Companies that market alcoholic beverages spend a lot of money on advertising that encourages the idea,"drink to enjoy life." These ads promise happiness, attractiveness, and life-of-the-party fun. What they don't warn is that the use of alcohol to relax, elevate mood and feel more confident has a potential downside. It is habit forming. Stress---in this case, the response to a challenging event---has long been known to increase vulnerability to addiction.
Most people are satisfied to drink one or two drinks socially. And not everyone with an above average tolerance for alcohol becomes an alcoholic, but just about every alcoholic shows an abnormal tolerance for alcohol. Others have a hard time knowing when and how to stop.
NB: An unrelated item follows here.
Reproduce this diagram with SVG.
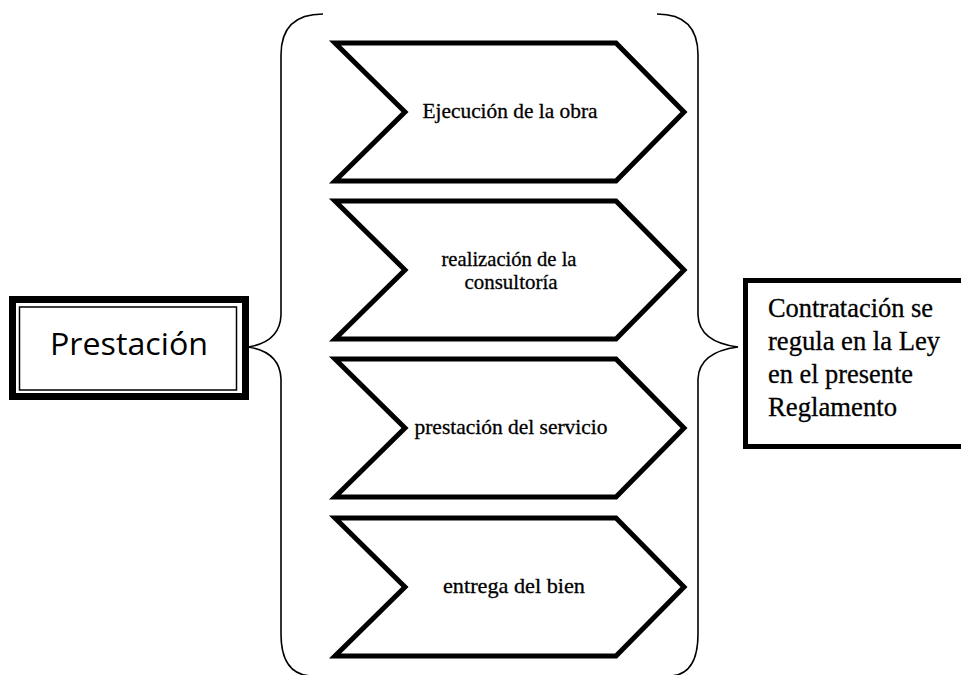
<svg xmlns="http://www.w3.org/2000/svg" width="961" height="675" viewBox="0 0 961 675">
<style>
.chev{fill:#fff;stroke:#000;stroke-width:5;stroke-linejoin:miter}
.brace{fill:none;stroke:#000;stroke-width:1.6}
.ct{font-family:"Liberation Serif","Times New Roman",serif;font-size:21px;fill:#000;stroke:#000;stroke-width:0.3;text-anchor:middle}
.rt{font-family:"Liberation Serif","Times New Roman",serif;font-size:27px;fill:#000;stroke:#000;stroke-width:0.3}
</style>
<rect width="961" height="675" fill="#fff"/>
<g id="connectors">
<path class="brace" d="M323 14 Q281 14 281 55 L281 315 Q280 342 248 347 Q280 352 281 379 L281 634 Q281 675 312 676"/>
<path class="brace" d="M657 14 Q698 14 698 55 L698 315 Q699 342 738 347 Q699 352 698 379 L698 634 Q698 675 670 676"/>
</g>
<g id="prestacion">
<rect x="12.5" y="299.5" width="233" height="97" fill="#fff" stroke="#000" stroke-width="7"/>
<rect x="19.5" y="307" width="217" height="83" fill="none" stroke="#000" stroke-width="1.5"/>
<text x="129" y="355" font-family="'Open Sans','Noto Sans',sans-serif" font-size="31" text-anchor="middle" textLength="158" lengthAdjust="spacingAndGlyphs">Prestación</text>
</g>
<g id="chevron1">
<polygon class="chev" points="335,43 616,43 684,112 616,181 335,181 405,112"/>
<text class="ct" x="510" y="118" textLength="175" lengthAdjust="spacingAndGlyphs">Ejecución de la obra</text>
</g>
<g id="chevron2">
<polygon class="chev" points="335,201 616,201 684,270 616,339 335,339 405,270"/>
<text class="ct" x="509" y="266" textLength="135" lengthAdjust="spacingAndGlyphs">realización de la</text>
<text class="ct" x="511" y="289" textLength="93" lengthAdjust="spacingAndGlyphs">consultoría</text>
</g>
<g id="chevron3">
<polygon class="chev" points="335,359 616,359 684,428 616,497 335,497 405,428"/>
<text class="ct" x="511" y="434" textLength="193" lengthAdjust="spacingAndGlyphs">prestación del servicio</text>
</g>
<g id="chevron4">
<polygon class="chev" points="335,518 616,518 684,587 616,656 335,656 405,587"/>
<text class="ct" x="514" y="593" textLength="142" lengthAdjust="spacingAndGlyphs">entrega del bien</text>
</g>
<g id="contratacion">
<rect x="745.5" y="280.5" width="240" height="166" fill="#fff" stroke="#000" stroke-width="5"/>
<text class="rt" x="768" y="317" textLength="165" lengthAdjust="spacingAndGlyphs">Contratación se</text>
<text class="rt" x="768" y="350" textLength="172" lengthAdjust="spacingAndGlyphs">regula en la Ley</text>
<text class="rt" x="768" y="383" textLength="145" lengthAdjust="spacingAndGlyphs">en el presente</text>
<text class="rt" x="768" y="416" textLength="129" lengthAdjust="spacingAndGlyphs">Reglamento</text>
</g>
</svg>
For example, young people frequently don't know their limit and can be persuaded by others to "prove" themselves by drinking more than they can handle.
Alcohol Changes the Body
Alcohol changes the body's chemistry over time. When the liver, the key organ of the body that detoxifies excess chemicals, can no longer do its job effectively, one's tolerance of alcohol diminishes and withdrawal symptoms appear. This happens in stages and varies according to the susceptibility of the drinker. Studies show that alcoholism runs in families.
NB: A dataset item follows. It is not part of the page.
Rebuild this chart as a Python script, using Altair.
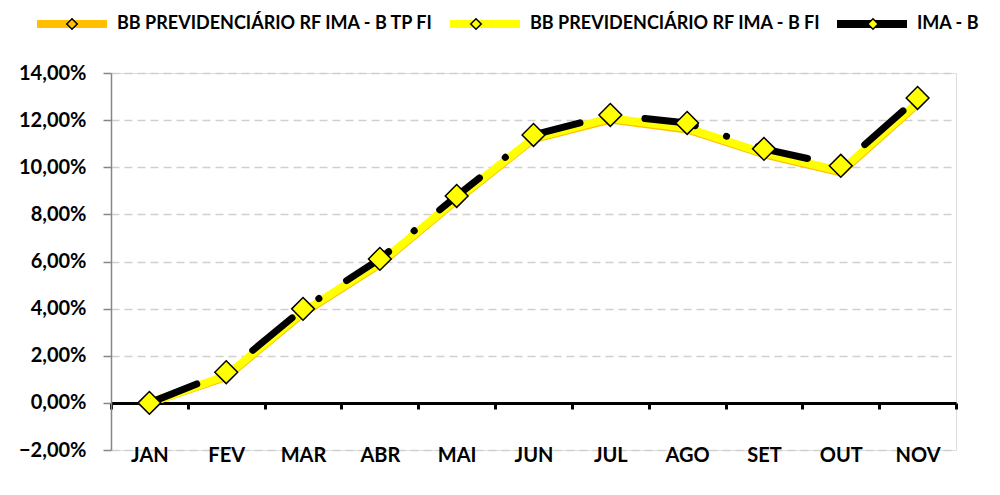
import altair as alt
import pandas as pd

months = ["JAN", "FEV", "MAR", "ABR", "MAI", "JUN", "JUL", "AGO", "SET", "OUT", "NOV"]
series_names = ["BB PREVIDENCIÁRIO RF IMA - B TP FI", "BB PREVIDENCIÁRIO RF IMA - B FI", "IMA - B"]
tp_fi = [0.00, 1.10, 3.81, 5.89, 8.60, 11.19, 12.02, 11.60, 10.55, 9.78, 12.68]
fi = [0.00, 1.15, 3.86, 5.94, 8.65, 11.24, 12.08, 11.66, 10.60, 9.84, 12.74]
ima_b = [0.00, 1.30, 3.99, 6.11, 8.78, 11.37, 12.22, 11.88, 10.78, 10.06, 12.94]
line_colors = ["#FFC000", "#FFFF00", "#000000"]
marker_fill = ["#FFC000", "#FFFF00", "#FFFF00"]
y_ticks = [-2, 0, 2, 4, 6, 8, 10, 12, 14]

rows = []
for name, vals in zip(series_names, [tp_fi, fi, ima_b]):
    for m, v in zip(months, vals):
        rows.append({"mes": m, "serie": name, "serie2": name, "valor": v})
df = pd.DataFrame(rows)

FONT = "Lato"
LEG_FONT_SIZE = 18

x_enc = alt.X(
    "mes:N",
    sort=months,
    scale=alt.Scale(type="band", paddingInner=0, paddingOuter=0),
    axis=alt.Axis(
        title=None,
        offset=-47,
        domainColor="#000000",
        domainWidth=3,
        tickColor="#000000",
        tickWidth=3,
        tickSize=6,
        tickBand="extent",
        labelPadding=36,
        labelFont=FONT,
        labelFontSize=20,
        labelFontWeight="bold",
        labelColor="#000000",
        labelAngle=0,
        grid=False,
    ),
)

y_enc = alt.Y(
    "valor:Q",
    scale=alt.Scale(domain=[-2, 14], nice=False, zero=False),
    axis=alt.Axis(
        title=None,
        values=y_ticks,
        labelExpr="replace(format(datum.value, '.2f'), '.', ',') + '%'",
        labelFont=FONT,
        labelFontSize=20,
        labelFontWeight="bold",
        labelColor="#000000",
        labelPadding=17,
        domainColor="#868686",
        domainWidth=1.5,
        tickColor="#868686",
        tickWidth=1.5,
        tickSize=8,
        grid=True,
        gridColor="#d0d0d0",
        gridWidth=1.5,
        gridDash=[8, 5],
    ),
)

LEG_X = -78
LEG_Y = -88

color_enc = alt.Color(
    "serie:N",
    scale=alt.Scale(domain=series_names, range=line_colors),
    legend=alt.Legend(
        title=None,
        orient="none",
        direction="horizontal",
        legendX=LEG_X,
        legendY=LEG_Y,
        padding=0,
        symbolType="stroke",
        symbolSize=4900,
        symbolStrokeWidth=8,
        labelFont=FONT,
        labelFontSize=LEG_FONT_SIZE,
        labelFontWeight="bold",
        labelColor="#000000",
        labelOffset=6,
        columnPadding=0,
        labelLimit=500,
    ),
)

# marker legend overlaid on the line legend (its labels are hidden)
fill_enc = alt.Fill(
    "serie2:N",
    scale=alt.Scale(domain=series_names[::-1], range=marker_fill[::-1]),
    legend=alt.Legend(
        title=None,
        orient="none",
        direction="horizontal",
        legendX=LEG_X,
        legendY=LEG_Y,
        padding=0,
        values=series_names,
        labelExpr="(datum.label == 'IMA - B' || indexof(datum.label, 'TP FI') >= 0) ? datum.label : datum.label + 'xx'",
        symbolType="M-1,0M1,0M0,-0.137L0.137,0L0,0.137L-0.137,0Z",
        symbolSize=5852.25,
        symbolStrokeColor="#000000",
        symbolStrokeWidth=1.5,
        symbolOpacity=1,
        labelFont=FONT,
        labelFontSize=LEG_FONT_SIZE,
        labelFontWeight="bold",
        labelOpacity=0,
        labelOffset=6,
        columnPadding=0,
        labelLimit=500,
    ),
)

base = alt.Chart(df)

line_tp = base.transform_filter(alt.datum.serie == series_names[0]).mark_line(
    strokeWidth=8, strokeCap="round", strokeJoin="round"
).encode(x=x_enc, y=y_enc, color=color_enc)

line_fi = base.transform_filter(alt.datum.serie == series_names[1]).mark_line(
    strokeWidth=8, strokeCap="round", strokeJoin="round"
).encode(x=x_enc, y=y_enc, color=color_enc)

line_ima = base.transform_filter(alt.datum.serie == series_names[2]).mark_line(
    strokeWidth=7, strokeCap="round", strokeJoin="round", strokeDash=[51, 33, 0.1, 33]
).encode(x=x_enc, y=y_enc, color=color_enc)

points = base.transform_calculate(
    tam="datum.serie == 'IMA - B' ? 520 : 50",
    ordem="datum.serie == 'IMA - B' ? 2 : 1",
).mark_point(
    shape="diamond", filled=True, stroke="#000000", strokeWidth=1.5, opacity=1
).encode(
    x=x_enc,
    y=y_enc,
    fill=fill_enc,
    size=alt.Size("tam:Q", scale=None, legend=None),
    order=alt.Order("ordem:Q"),
)

chart = alt.layer(line_tp, line_fi, line_ima, points).properties(
    width=845,
    height=377,
    autosize=alt.AutoSizeParams(type="none"),
    padding={"left": 103, "top": 65, "right": 36, "bottom": 37},
).configure_view(stroke=None).configure(background="#ffffff")

chart.save("out.html", embed_options={"renderer": "svg", "actions": False})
The Cure Feeds the Disease
Statistics offered by the National Clearinghouse for Alcohol and Drug Information indicate that one in ten people in the United States has a vulnerability to alcohol which is classified as alcoholism. Whether a genetic disposition or learned behavior, alcohol abuse causes lives to spiral out of control. That is because alcoholics need alcohol to self-medicate, often to counteract anxiety and depression. The "cure" only feeds the disease. It becomes the drug of choice.
The Stages of Alcoholism
• Early Adaptive Stage---This is the stage when the liver and central nervous system adapt to alcohol consumption. Physical tolerance permits the alcoholic to drink excessively without becoming noticeably intoxicated. The drinker may be convivial or morose, quiet or loud and risk-taking. When not drinking, the individual can grow irritable. Withdrawal symptoms appear: anxiety, agitation, insomnia, and loss of appetite are common signs. These symptoms gradually disappear when the blood-alcohol level rises with resumed drinking.
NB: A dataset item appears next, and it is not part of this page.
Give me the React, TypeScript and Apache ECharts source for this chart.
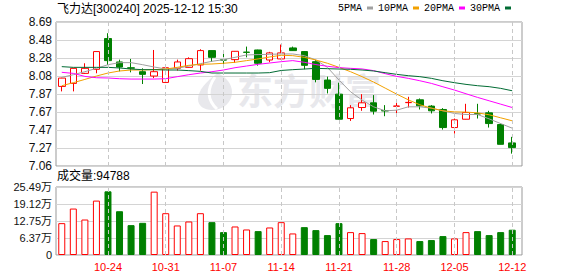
import React, { useEffect, useRef } from 'react';
import * as echarts from 'echarts';

const titleText = '飞力达[300240] 2025-12-12 15:30';

const dates = [
  '10-20', '10-21', '10-22', '10-23', '10-24',
  '10-27', '10-28', '10-29', '10-30', '10-31',
  '11-03', '11-04', '11-05', '11-06', '11-07',
  '11-10', '11-11', '11-12', '11-13', '11-14',
  '11-17', '11-18', '11-19', '11-20', '11-21',
  '11-24', '11-25', '11-26', '11-27', '11-28',
  '12-01', '12-02', '12-03', '12-04', '12-05',
  '12-08', '12-09', '12-10', '12-11', '12-12',
];

const xLabelDates = ['10-24', '10-31', '11-07', '11-14', '11-21', '11-28', '12-05', '12-12'];

// [open, close, low, high]
const ohlc = [
  [7.960, 8.054, 7.904, 8.058],
  [7.994, 8.164, 7.904, 8.168],
  [8.107, 8.164, 8.100, 8.221],
  [8.153, 8.353, 8.108, 8.355],
  [8.500, 8.251, 8.202, 8.560],
  [8.236, 8.179, 8.130, 8.262],
  [8.170, 8.166, 8.119, 8.270],
  [8.126, 8.096, 7.987, 8.164],
  [8.077, 8.126, 8.054, 8.371],
  [8.005, 8.171, 8.002, 8.173],
  [8.164, 8.236, 8.138, 8.262],
  [8.175, 8.273, 8.172, 8.288],
  [8.202, 8.364, 8.138, 8.379],
  [8.364, 8.288, 8.236, 8.366],
  [8.260, 8.257, 8.213, 8.326],
  [8.262, 8.356, 8.224, 8.358],
  [8.347, 8.344, 8.288, 8.409],
  [8.371, 8.221, 8.194, 8.374],
  [8.258, 8.338, 8.233, 8.350],
  [8.270, 8.338, 8.266, 8.432],
  [8.394, 8.364, 8.360, 8.409],
  [8.353, 8.198, 8.153, 8.358],
  [8.239, 8.039, 8.006, 8.258],
  [8.032, 7.938, 7.881, 8.070],
  [7.873, 7.590, 7.588, 8.002],
  [7.598, 7.719, 7.571, 7.749],
  [7.722, 7.775, 7.685, 7.873],
  [7.775, 7.681, 7.643, 7.862],
  [7.687, 7.684, 7.624, 7.749],
  [7.736, 7.739, 7.640, 7.806],
  [7.777, 7.780, 7.722, 7.843],
  [7.809, 7.741, 7.700, 7.824],
  [7.738, 7.685, 7.655, 7.749],
  [7.700, 7.496, 7.473, 7.715],
  [7.496, 7.583, 7.428, 7.598],
  [7.590, 7.666, 7.588, 7.764],
  [7.652, 7.649, 7.598, 7.764],
  [7.662, 7.541, 7.496, 7.685],
  [7.530, 7.307, 7.305, 7.541],
  [7.323, 7.270, 7.202, 7.391],
];

const volumes = [
  119400, 174100, 133000, 203900, 238700, 164100, 111900, 120600, 237500, 156700,
  110700, 125600, 156700, 123100, 85800, 106900, 95700, 89500, 103200, 123100,
  80800, 104400, 93300, 74600, 119400, 85800, 82100, 59700, 52200, 59700,
  62200, 52200, 56000, 70900, 62200, 85800, 89500, 74600, 85800, 94788,
];

// 1 = up (red hollow), 0 = down (green)
const volUp = [
  1, 1, 1, 1, 0, 0, 0, 0, 1, 1,
  1, 1, 1, 0, 0, 1, 1, 0, 1, 1,
  1, 0, 0, 0, 0, 1, 1, 0, 1, 1,
  1, 0, 0, 0, 1, 1, 0, 0, 0, 0,
];

const ma5 = [
  8.062, 8.092, 8.126, 8.164, 8.205, 8.228, 8.228, 8.205, 8.179, 8.156,
  8.164, 8.190, 8.217, 8.243, 8.262, 8.288, 8.315, 8.319, 8.322, 8.326,
  8.326, 8.307, 8.258, 8.175, 8.032, 7.900, 7.806, 7.730, 7.685, 7.692,
  7.730, 7.730, 7.715, 7.685, 7.655, 7.643, 7.643, 7.594, 7.541, 7.489,
];
const ma10 = [
  7.968, 8.002, 8.039, 8.077, 8.111, 8.134, 8.145, 8.145, 8.149, 8.156,
  8.175, 8.198, 8.209, 8.213, 8.221, 8.232, 8.251, 8.270, 8.292, 8.311,
  8.307, 8.288, 8.258, 8.221, 8.175, 8.126, 8.070, 8.009, 7.941, 7.873,
  7.809, 7.753, 7.715, 7.685, 7.673, 7.670, 7.662, 7.640, 7.606, 7.572,
];
const ma20 = [
  8.119, 8.107, 8.073, 8.058, 8.055, 8.047, 8.043, 8.043, 8.043, 8.047,
  8.070, 8.092, 8.111, 8.126, 8.145, 8.171, 8.190, 8.209, 8.224, 8.239,
  8.251, 8.232, 8.206, 8.187, 8.172, 8.164, 8.157, 8.138, 8.104, 8.073,
  8.051, 8.024, 7.994, 7.956, 7.919, 7.877, 7.836, 7.798, 7.760, 7.722,
];
const ma30 = [
  8.183, 8.175, 8.175, 8.175, 8.175, 8.168, 8.156, 8.149, 8.149, 8.145,
  8.145, 8.138, 8.130, 8.111, 8.111, 8.111, 8.111, 8.111, 8.115, 8.140,
  8.149, 8.156, 8.164, 8.160, 8.156, 8.153, 8.145, 8.134, 8.115, 8.096,
  8.081, 8.070, 8.051, 8.024, 8.002, 7.983, 7.968, 7.957, 7.938, 7.911,
];

const maNames = ['5PMA', '10PMA', '20PMA', '30PMA'];
const maColors = ['#a0a0a0', '#f2a100', '#ff00ff', '#006b33'];

const priceTicks = ['7.06', '7.27', '7.47', '7.67', '7.87', '8.08', '8.28', '8.48', '8.69'];
const volTicks = ['0', '6.37万', '12.75万', '19.12万', '25.49万'];

const PRICE_MIN = 7.0625;
const PRICE_MAX = 8.6865;
const VOL_MAX = 254900;

const FONT = '"Liberation Sans", "Noto Sans CJK SC", sans-serif';
const RED = '#ff0000';
const GREEN = '#008000';

echarts.graphic.registerShape(
  'emLogo',
  echarts.graphic.extendPath(
    'M20 0 C8 8 0 18 0 26 C0 33 6 37 14 37 C26 37 34 29 34 19 C34 11 28 4 20 0 Z',
    {}
  )
);

export default function App() {
  const ref = useRef<HTMLDivElement>(null);

  useEffect(() => {
    const chart = echarts.init(ref.current as HTMLDivElement, null, { renderer: 'svg' });

    const dashedMarkLine = {
      silent: true,
      symbol: ['none', 'none'],
      label: { show: false },
      lineStyle: { color: '#c8c8c8', type: [4, 3], width: 1 },
      emphasis: { disabled: true },
      data: xLabelDates.map((d) => ({ xAxis: d })),
    };

    const maSeries = [ma5, ma10, ma20, ma30].map((arr, k) => ({
      type: 'line',
      name: maNames[k],
      xAxisIndex: 0,
      yAxisIndex: 0,
      data: arr,
      symbol: 'none',
      showSymbol: false,
      color: maColors[k],
      lineStyle: { width: 1, color: maColors[k] },
      z: 4,
      silent: true,
    }));

    const option: any = {
      animation: false,
      title: {
        text: titleText,
        left: 57,
        top: 3,
        padding: 0,
        textStyle: { fontSize: 12, fontWeight: 'normal', color: '#000', fontFamily: FONT },
      },
      legend: {
        data: maNames,
        right: 67,
        top: 3,
        padding: 0,
        align: 'right',
        icon: 'rect',
        itemWidth: 6,
        itemHeight: 3,
        itemGap: 5,
        selectedMode: false,
        textStyle: { fontFamily: '"Liberation Mono", monospace', fontSize: 10, color: '#000' },
      },
      grid: [
        { left: 56, top: 22, width: 462, height: 144, show: false },
        { left: 56, top: 187, width: 462, height: 68, show: false },
        { left: 56, right: 56, top: 22, height: 144, show: true, borderColor: '#999', borderWidth: 1 },
        { left: 56, right: 56, top: 187, height: 68, show: true, borderColor: '#999', borderWidth: 1 },
      ],
      xAxis: [
        {
          type: 'category', gridIndex: 0, data: dates, boundaryGap: true,
          axisLine: { show: false }, axisTick: { show: false }, axisLabel: { show: false }, splitLine: { show: false },
        },
        {
          type: 'category', gridIndex: 1, data: dates, boundaryGap: true,
          axisLine: { show: false }, axisTick: { show: false }, splitLine: { show: false },
          axisLabel: {
            interval: (_i: number, v: string) => xLabelDates.includes(v),
            color: RED, fontSize: 11, fontFamily: FONT, margin: 6,
          },
        },
        { type: 'value', gridIndex: 2, min: 0, max: 1, show: false },
        { type: 'value', gridIndex: 3, min: 0, max: 1, show: false },
      ],
      yAxis: [
        { type: 'value', gridIndex: 0, min: PRICE_MIN, max: PRICE_MAX, show: false },
        { type: 'value', gridIndex: 1, min: 0, max: VOL_MAX, show: false },
        {
          type: 'value', gridIndex: 2, min: 0, max: priceTicks.length - 1, interval: 1,
          axisLine: { show: false }, axisTick: { show: false },
          splitLine: { show: true, lineStyle: { color: '#d4d4d4', width: 1 } },
          axisLabel: {
            formatter: (v: number) => priceTicks[Math.round(v)],
            fontSize: 12, color: '#111', margin: 4, fontFamily: FONT,
          },
        },
        {
          type: 'value', gridIndex: 3, min: 0, max: volTicks.length - 1, interval: 1,
          axisLine: { show: false }, axisTick: { show: false },
          splitLine: { show: true, lineStyle: { color: '#d4d4d4', width: 1 } },
          axisLabel: {
            formatter: (v: number) => volTicks[Math.round(v)],
            fontSize: 11, color: '#111', margin: 4,
            fontFamily: '"Liberation Sans Narrow", "Liberation Sans", "Noto Sans CJK SC", sans-serif',
          },
        },
      ],
      graphic: [
        {
          type: 'emLogo', x: 198, y: 73, scaleX: 1, scaleY: 1, z: 0, silent: true,
          style: { fill: '#e8e8ec' },
        },
        {
          type: 'bezierCurve', z: 0, silent: true,
          shape: { x1: 215, y1: 77, cpx1: 206, cpy1: 90, cpx2: 208, cpy2: 101, x2: 217, y2: 109 },
          style: { stroke: '#ffffff', lineWidth: 3, fill: null },
        },
        {
          type: 'text', left: 237, top: 71, z: 0, silent: true,
          style: {
            text: '东方财富', fill: '#e8e8ec', fontSize: 36, fontWeight: 'bold',
            fontFamily: '"Noto Sans CJK SC", sans-serif',
          },
        },
        {
          type: 'text', left: 57, top: 170, silent: true,
          style: {
            text: `成交量:${volumes[volumes.length - 1]}`,
            fill: '#000', fontSize: 12, fontFamily: FONT,
          },
        },
      ],
      series: [
        {
          type: 'candlestick',
          xAxisIndex: 0,
          yAxisIndex: 0,
          data: ohlc,
          barWidth: 7,
          z: 3,
          itemStyle: {
            color: '#ffffff', color0: GREEN,
            borderColor: RED, borderColor0: GREEN, borderWidth: 1,
          },
          markLine: dashedMarkLine,
        },
        ...maSeries,
        {
          type: 'bar',
          xAxisIndex: 1,
          yAxisIndex: 1,
          barWidth: 7,
          z: 3,
          data: volumes.map((v, i) => ({
            value: v,
            itemStyle: volUp[i]
              ? { color: '#ffffff', borderColor: RED, borderWidth: 1 }
              : { color: GREEN, borderColor: GREEN, borderWidth: 1 },
          })),
          markLine: dashedMarkLine,
        },
      ],
    };

    chart.setOption(option);
    return () => chart.dispose();
  }, []);

  return (
    <div
      ref={ref}
      style={{ position: 'absolute', left: 0, top: 0, width: 578, height: 276 }}
    />
  );
}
• Physical Dependence Stage---At this stage, withdrawal symptoms are more pronounced as are the signs of physical dependence. The body has become more dependent upon alcohol and it is this dependence that motivates most of the drinking behavior at this stage. The craving for alcohol takes over the normal appetite for food and malnutrition gradually occurs. Without a steady supply of alcohol, more disturbing symptoms appear: tremors, anxiety attacks, loss of memory, and psychological distress.
• The Late Stage of Alcoholism---In the late stage, the liver is not performing well. The alcoholic has little tolerance for alcohol and becomes visibly intoxicated after drinking less than usual. Damage to the stomach, pancreas, and other internal organs occurs. The individual's diet is poor and malnutrition is at an advanced stage, which brings about neurological impairment. Withdrawal symptoms are severe and can be life threatening. Late stage alcohol withdrawal can be more serious than withdrawal from other drugs, such as marijuana, heroin or opioids.
Ironically, the "advantage" of tolerance enables the alcoholic to hide his or her drinking from him or herself and others. Alcoholics may function remarkably well before their disease finally brings them down. The disease may be well established before the consequences of job loss, divorce, financial problems, social isolation and illness occur.
What Kind of Drinker Are You?
This is the question posed by COPE co-founder Dr. Harry Older when he constructed the following self-test. Curious? Take the test about your drinking behavior. Be honest with yourself. If you answer yes to more than two of the questions, you may want to consult with your COPE counselor. You may also want to talk with your doctor. However, while some physicians are excellent diagnosticians of alcoholism, others are not.
1. Was there ever a time in your life when you were using more alcohol than was good for you?
2. Have other people ever said you should cut down on your drinking?
3. Have people annoyed you by criticizing your drinking?
4. Have you ever felt guilty about your drinking?
5. Have you ever had a drink first thing in the morning to steady your nerves or to get rid of a hangover (an eye-opener)?
6. Do you become a different person when you drink? How? Are you angrier? More violent? How violent? Do you hit walls? Do you hit people? Drive recklessly?
7. Does it take more alcohol to get you loaded now than it used to, or does it take less?
8. Do you ever set limits for yourself, like no more than 2 or 3 drinks, and find when you get to that point, you do not want to stop or cannot stop?